Member of the National Assembly of South Africa
- In office 21 May 2014 – 7 May 2019

Member of the Western Cape Provincial Parliament
- In office 22 May 2019 – 28 May 2024

Personal details
- Party: Democratic Alliance
- Spouse: Carina America (m.1986)
- Children: 2
- Education: University of the Western Cape; Curtin University of Technology
- Occupation: Politician
- Profession: Academic

= Derrick America =

South African politician

Derrick America is a South African politician who is currently serving as a member of the mayoral committee of the Drakenstein Local Municipality. America previously served as a City of Cape Town councillor, a Member of the National Assembly of South Africa and a Member of the Western Cape Provincial Parliament.

==Early life and career==
In high school, America was a vocal opponent of apartheid and organised student protests.

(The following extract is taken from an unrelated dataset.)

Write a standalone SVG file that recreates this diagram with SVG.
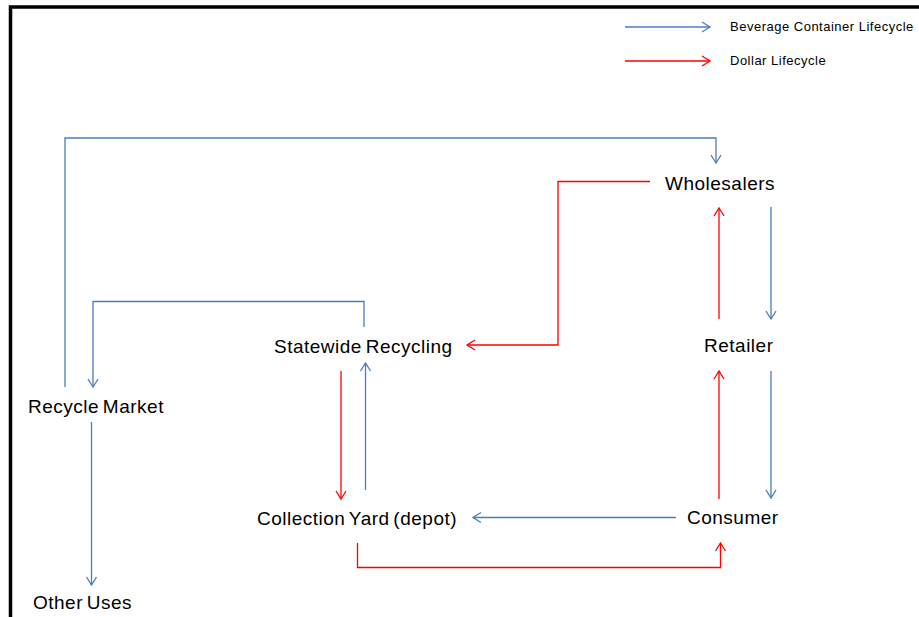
<svg xmlns="http://www.w3.org/2000/svg" width="919" height="617" viewBox="0 0 919 617">
<style>
  .node { font-family: "Liberation Sans", Arial, sans-serif; font-size: 19px; fill: #000; letter-spacing: 0.5px; word-spacing: -2px; }
  .leg { font-family: "Liberation Sans", Arial, sans-serif; font-size: 13px; fill: #000; letter-spacing: 0.5px; }
  .blue { fill: none; stroke: #4A7EBB; stroke-width: 1.3; marker-end: url(#ab); }
  .red { fill: none; stroke: #FF0000; stroke-width: 1.3; marker-end: url(#ar); }
</style>
<defs>
  <marker id="ab" markerUnits="userSpaceOnUse" markerWidth="20" markerHeight="20" viewBox="-10 -10 20 20" refX="0" refY="0" orient="auto">
    <path d="M-8,-5 L0,0 L-8,5" fill="none" stroke="#4A7EBB" stroke-width="1.3"/>
  </marker>
  <marker id="ar" markerUnits="userSpaceOnUse" markerWidth="20" markerHeight="20" viewBox="-10 -10 20 20" refX="0" refY="0" orient="auto">
    <path d="M-8,-5 L0,0 L-8,5" fill="none" stroke="#FF0000" stroke-width="1.3"/>
  </marker>
</defs>
<rect x="0" y="0" width="919" height="617" fill="#fff"/>
<path d="M10.5,617 V7 H919" fill="none" stroke="#000" stroke-width="3.5"/>

<g id="legend">
  <line class="blue" x1="625" y1="27" x2="710" y2="27"/>
  <text class="leg" x="730" y="31">Beverage Container Lifecycle</text>
  <line class="red" x1="625" y1="61" x2="710" y2="61"/>
  <text class="leg" x="730" y="65">Dollar Lifecycle</text>
</g>

<g id="connectors">
  <path class="blue" d="M65,387 V138 H716 V163"/>
  <path class="red" d="M650,181.5 H558 V345 H467"/>
  <path class="blue" d="M771,207 V319"/>
  <path class="red" d="M719,319 V208"/>
  <path class="blue" d="M771,371 V498"/>
  <path class="red" d="M719,499 V371"/>
  <path class="blue" d="M676,517.5 H473"/>
  <path class="red" d="M357.5,543 V567.5 H720.5 V543"/>
  <path class="red" d="M341,371 V499"/>
  <path class="blue" d="M365.5,490 V363"/>
  <path class="blue" d="M364,327 V301.5 H93 V387"/>
  <path class="blue" d="M91.5,422 V585"/>
</g>

<g id="wholesalers"><text class="node" x="665" y="190">Wholesalers</text></g>
<g id="retailer"><text class="node" x="704" y="352">Retailer</text></g>
<g id="statewide-recycling"><text class="node" x="274" y="352.5">Statewide Recycling</text></g>
<g id="recycle-market"><text class="node" x="28" y="413">Recycle Market</text></g>
<g id="collection-yard"><text class="node" x="257" y="525">Collection Yard (depot)</text></g>
<g id="consumer"><text class="node" x="687" y="524">Consumer</text></g>
<g id="other-uses"><text class="node" x="33" y="609">Other Uses</text></g>
</svg>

He first started work at the South African Post Office, where he had a confrontation with management about the apartheid system in place for employees.
America was then educated at the University of the Western Cape where he received a Bachelor of Commerce with Honours. His area of study focused on management and the labour market. He subsequently completed a Master of Business Administration at the Curtin University in Perth, Western Australia. America then worked as a school teacher, teaching business economics and accounting. He then served as an academic at Cape Peninsula University of Technology until 2009, lecturing in labour law and business courses. America also arbitrated on labour disputes at the Commission for Concilliation Mediation and Arbitration from 2009 to 2011.

==Political career==
America was first elected as a Councillor in the City of Cape Town in May 2011. He represented residents of Kensington, Factreton, Maitland until 2014. He was elected as a Member of the National Assembly of South Africa in May 2014, representing the Democratic Alliance. He was elected to the Western Cape Provincial Parliament in 2019.

Derrick left the Provincial Parliament at the general election on 29 May 2024 as he did not make himself available for re-election. Shortly afterwards, he was sworn in as a DA councillor in the Drakenstein Local Municipality whereafter he was appointed by mayor Stephen Korabie to serve as a member of the mayoral committee; he leads the corporate and governance portfolio.